▶ **What you are asked to do**
Reproduce every entry that follows word for word, but omit the images.

====

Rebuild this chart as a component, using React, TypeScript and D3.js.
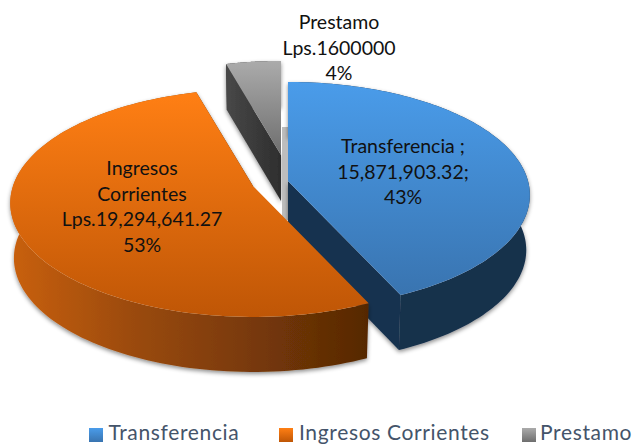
import React from "react";
import * as d3 from "d3";

const categories = ["Transferencia", "Ingresos Corrientes", "Prestamo"];
const values = [15871903.32, 19294641.27, 1600000];
const labels = [
  ["Transferencia ;", "15,871,903.32;", "43%"],
  ["Ingresos", "Corrientes", "Lps.19,294,641.27", "53%"],
  ["Prestamo", "Lps.1600000", "4%"],
];

const W = 633, H = 444;
const apex = [[288, 181], [253, 186], [281, 155]];
const depth = [55, 55, 46];
const perspective = [0.124, 0.15, 0.124];
const radiusScale = [1, 1, 0.95];
const labelPos = [[403, 153], [142, 175], [339, 29]];
const legendX = [89, 279, 522];
const legendTextX = [108.5, 299, 540];
const R = 240, Ry = 111.3, LOW = 0.985;

const arcs = d3.pie<number>().sort(null).startAngle(0).endAngle(2 * Math.PI)(values);

function project(i: number, a: number): [number, number] {
  const x = Math.sin(a), y = -Math.cos(a);
  const s = radiusScale[i] / (1 - perspective[i] * y);
  return [apex[i][0] + R * x * s, apex[i][1] + Ry * y * s];
}
function lower(i: number, p: [number, number]): [number, number] {
  return [apex[i][0] + (p[0] - apex[i][0]) * LOW, p[1] + depth[i]];
}

const line = d3.line<[number, number]>();

function rimPoints(i: number): [number, number][] {
  const { startAngle, endAngle } = arcs[i];
  return d3.range(0, 121).map((k) => project(i, startAngle + ((endAngle - startAngle) * k) / 120));
}
function topPath(i: number) {
  return line([[apex[i][0], apex[i][1]] as [number, number], ...rimPoints(i)]) + "Z";
}
function wallPath(i: number) {
  const rim = rimPoints(i);
  return line([...rim, ...rim.map((p) => lower(i, p)).reverse()]) + "Z";
}
// The radial face that is turned to the viewer: end of the blue slice, start of the grey one.
function cutPath(i: number) {
  const rim = rimPoints(i);
  const e = i === 2 ? rim[0] : rim[rim.length - 1];
  const a = apex[i] as [number, number];
  return line([a, e, lower(i, e), [a[0], a[1] + depth[i]]]) + "Z";
}

const topGrad = [
  ["#4A9CEA", "#3974B0"],
  ["#FF7F14", "#BF5606"],
  ["#ABABAB", "#6E6E6E"],
];
const wallFill = ["#17304C", "url(#wall1)", "#333333"];
const cutFill = ["#17324F", "#5A2A05", "url(#cut2)"];
const order = [2, 0, 1];

export default function App() {
  return (
    <div style={{ position: "fixed", left: 0, top: 0 }}>
      <svg width={W} height={H} viewBox={`0 0 ${W} ${H}`} style={{ display: "block", background: "#fff" }}>
        <defs>
          {topGrad.map((g, i) => (
            <linearGradient key={i} id={`top${i}`} x1="0" y1="0" x2="0" y2="1">
              <stop offset="0" stopColor={g[0]} />
              <stop offset="1" stopColor={g[1]} />
            </linearGradient>
          ))}
          <linearGradient id="wall1" x1="0" y1="0" x2="1" y2="0">
            <stop offset="0" stopColor="#C9600F" />
            <stop offset="0.35" stopColor="#9A4A0C" />
            <stop offset="1" stopColor="#562804" />
          </linearGradient>
          <linearGradient id="cut2" x1="0" y1="0" x2="1" y2="0">
            <stop offset="0" stopColor="#484848" />
            <stop offset="1" stopColor="#2E2E2E" />
          </linearGradient>
          <filter id="shadow" x="-10%" y="-10%" width="120%" height="120%">
            <feDropShadow dx="0" dy="2" stdDeviation="2" floodColor="#000" floodOpacity="0.45" />
          </filter>
        </defs>
        {order.map((i) => (
          <g key={i}>
            <g filter="url(#shadow)">
              <path d={wallPath(i)} fill={wallFill[i]} />
              <path d={cutPath(i)} fill={cutFill[i]} />
            </g>
            <path d={topPath(i)} fill={`url(#top${i})`} />
            {i === 2 && <rect x={282} y={127} width={6} height={93} fill="#BDBDBD" />}
          </g>
        ))}
        <g fontFamily="Lato, sans-serif" fontSize={19.5} fill="#111" textAnchor="middle">
          {labels.map((ls, i) =>
            ls.map((t, j) => (
              <text key={j} x={labelPos[i][0]} y={labelPos[i][1] + j * 25.7}>{t}</text>
            ))
          )}
        </g>
        <g fontFamily="Lato, sans-serif" fontSize={21} letterSpacing={0.65} fill="#44546A">
          {categories.map((c, i) => (
            <g key={c}>
              <rect x={legendX[i]} y={428} width={14} height={14} fill={`url(#top${i})`} />
              <text x={legendTextX[i]} y={439.5}>{c}</text>
            </g>
          ))}
        </g>
      </svg>
    </div>
  );
}
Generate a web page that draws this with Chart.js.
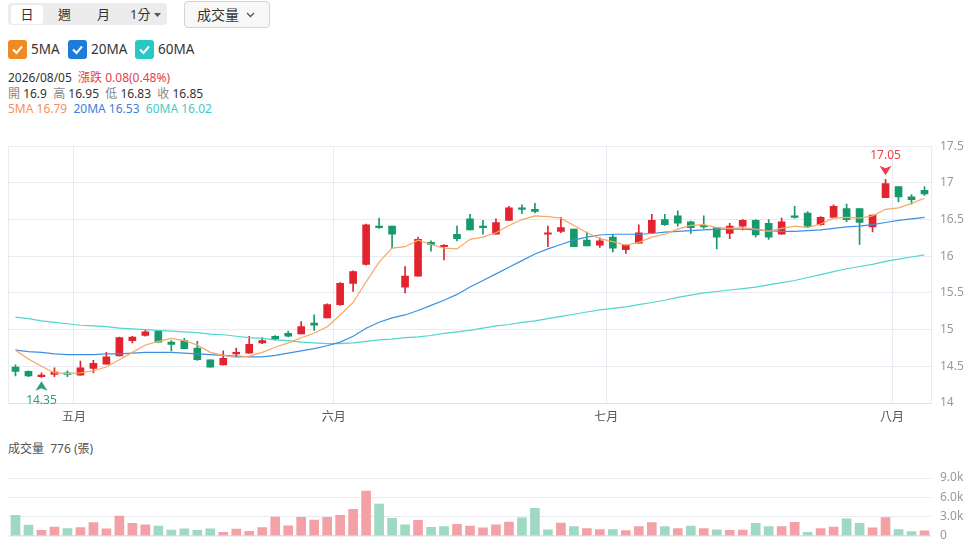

====

▶ **Exercise output**
Rebuild this chart as a component, using React, TypeScript and D3.js.
import React from "react";
import * as d3 from "d3";

const categories = ["Transferencia", "Ingresos Corrientes", "Prestamo"];
const values = [15871903.32, 19294641.27, 1600000];
const labels = [
  ["Transferencia ;", "15,871,903.32;", "43%"],
  ["Ingresos", "Corrientes", "Lps.19,294,641.27", "53%"],
  ["Prestamo", "Lps.1600000", "4%"],
];

const W = 633, H = 444;
const apex = [[288, 181], [253, 186], [281, 155]];
const depth = [55, 55, 46];
const perspective = [0.124, 0.15, 0.124];
const radiusScale = [1, 1, 0.95];
const labelPos = [[403, 153], [142, 175], [339, 29]];
const legendX = [89, 279, 522];
const legendTextX = [108.5, 299, 540];
const R = 240, Ry = 111.3, LOW = 0.985;

const arcs = d3.pie<number>().sort(null).startAngle(0).endAngle(2 * Math.PI)(values);

function project(i: number, a: number): [number, number] {
  const x = Math.sin(a), y = -Math.cos(a);
  const s = radiusScale[i] / (1 - perspective[i] * y);
  return [apex[i][0] + R * x * s, apex[i][1] + Ry * y * s];
}
function lower(i: number, p: [number, number]): [number, number] {
  return [apex[i][0] + (p[0] - apex[i][0]) * LOW, p[1] + depth[i]];
}

const line = d3.line<[number, number]>();

function rimPoints(i: number): [number, number][] {
  const { startAngle, endAngle } = arcs[i];
  return d3.range(0, 121).map((k) => project(i, startAngle + ((endAngle - startAngle) * k) / 120));
}
function topPath(i: number) {
  return line([[apex[i][0], apex[i][1]] as [number, number], ...rimPoints(i)]) + "Z";
}
function wallPath(i: number) {
  const rim = rimPoints(i);
  return line([...rim, ...rim.map((p) => lower(i, p)).reverse()]) + "Z";
}
// The radial face that is turned to the viewer: end of the blue slice, start of the grey one.
function cutPath(i: number) {
  const rim = rimPoints(i);
  const e = i === 2 ? rim[0] : rim[rim.length - 1];
  const a = apex[i] as [number, number];
  return line([a, e, lower(i, e), [a[0], a[1] + depth[i]]]) + "Z";
}

const topGrad = [
  ["#4A9CEA", "#3974B0"],
  ["#FF7F14", "#BF5606"],
  ["#ABABAB", "#6E6E6E"],
];
const wallFill = ["#17304C", "url(#wall1)", "#333333"];
const cutFill = ["#17324F", "#5A2A05", "url(#cut2)"];
const order = [2, 0, 1];

export default function App() {
  return (
    <div style={{ position: "fixed", left: 0, top: 0 }}>
      <svg width={W} height={H} viewBox={`0 0 ${W} ${H}`} style={{ display: "block", background: "#fff" }}>
        <defs>
          {topGrad.map((g, i) => (
            <linearGradient key={i} id={`top${i}`} x1="0" y1="0" x2="0" y2="1">
              <stop offset="0" stopColor={g[0]} />
              <stop offset="1" stopColor={g[1]} />
            </linearGradient>
          ))}
          <linearGradient id="wall1" x1="0" y1="0" x2="1" y2="0">
            <stop offset="0" stopColor="#C9600F" />
            <stop offset="0.35" stopColor="#9A4A0C" />
            <stop offset="1" stopColor="#562804" />
          </linearGradient>
          <linearGradient id="cut2" x1="0" y1="0" x2="1" y2="0">
            <stop offset="0" stopColor="#484848" />
            <stop offset="1" stopColor="#2E2E2E" />
          </linearGradient>
          <filter id="shadow" x="-10%" y="-10%" width="120%" height="120%">
            <feDropShadow dx="0" dy="2" stdDeviation="2" floodColor="#000" floodOpacity="0.45" />
          </filter>
        </defs>
        {order.map((i) => (
          <g key={i}>
            <g filter="url(#shadow)">
              <path d={wallPath(i)} fill={wallFill[i]} />
              <path d={cutPath(i)} fill={cutFill[i]} />
            </g>
            <path d={topPath(i)} fill={`url(#top${i})`} />
            {i === 2 && <rect x={282} y={127} width={6} height={93} fill="#BDBDBD" />}
          </g>
        ))}
        <g fontFamily="Lato, sans-serif" fontSize={19.5} fill="#111" textAnchor="middle">
          {labels.map((ls, i) =>
            ls.map((t, j) => (
              <text key={j} x={labelPos[i][0]} y={labelPos[i][1] + j * 25.7}>{t}</text>
            ))
          )}
        </g>
        <g fontFamily="Lato, sans-serif" fontSize={21} letterSpacing={0.65} fill="#44546A">
          {categories.map((c, i) => (
            <g key={c}>
              <rect x={legendX[i]} y={428} width={14} height={14} fill={`url(#top${i})`} />
              <text x={legendTextX[i]} y={439.5}>{c}</text>
            </g>
          ))}
        </g>
      </svg>
    </div>
  );
}
Generate a web page that draws this with Chart.js.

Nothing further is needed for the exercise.